Integrative network modelling of the dasatinib treatment in glioblastoma stem cells

Senger, Gökçe
Glioblastoma (GBM), the most aggressive type of the glial tumours, is thought to be widely promoted by stem-like cells. Although certain cancer types have been radically treated with Receptor Tyrosine Kinases (RTKs) inhibitors, prior studies demonstrate that treatment Glioblastoma Stem Cells (GSCs) with RTK inhibitors led to dynamic interconversion from proliferative to slow-cycling, persistent state. In this work, we use the publicly available RNA-Seq and ChIP-Seq data in naive patient-derived GBM cell line (GSC8), 12-day and chronic dasatinib treated GSC8 published by Liau et al (Liau et al., 2017) and apply an integrative approach to develop a further explanation for reversible transition of GSCs and to model the effect of the dasatinib treatment in a network context. We first used the Garnet module in Omics Integrator software which identifies transcription factor binding sites from epigenomic data, relates known and predicted transcription factor binding sites to gene expression and finds the significantly active transcription factors. Then, we used the Forest module of the Omics Integrator software to reconstruct an optimal network for each condition by integrating significantly active transcription factors and a confidence weighted protein interactome.

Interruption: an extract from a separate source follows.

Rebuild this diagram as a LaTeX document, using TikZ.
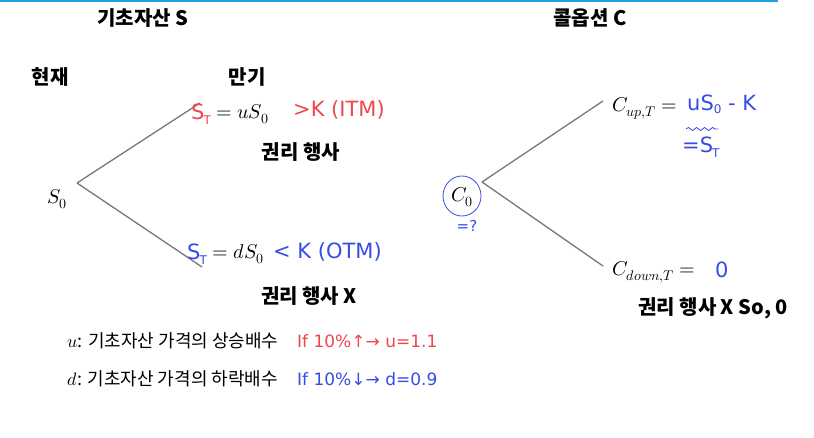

As a result, we obtained three condition specific networks and clustered them based on the topology of these networks. Each module was analysed in terms of pathway enrichments. Then, we compared these networks based on the node, edge and pathway similarities. We reveal that GSCs tend to activate RTK-targeted genes and upregulate neurodevelopmental programs by reorganizing chromatin modifications.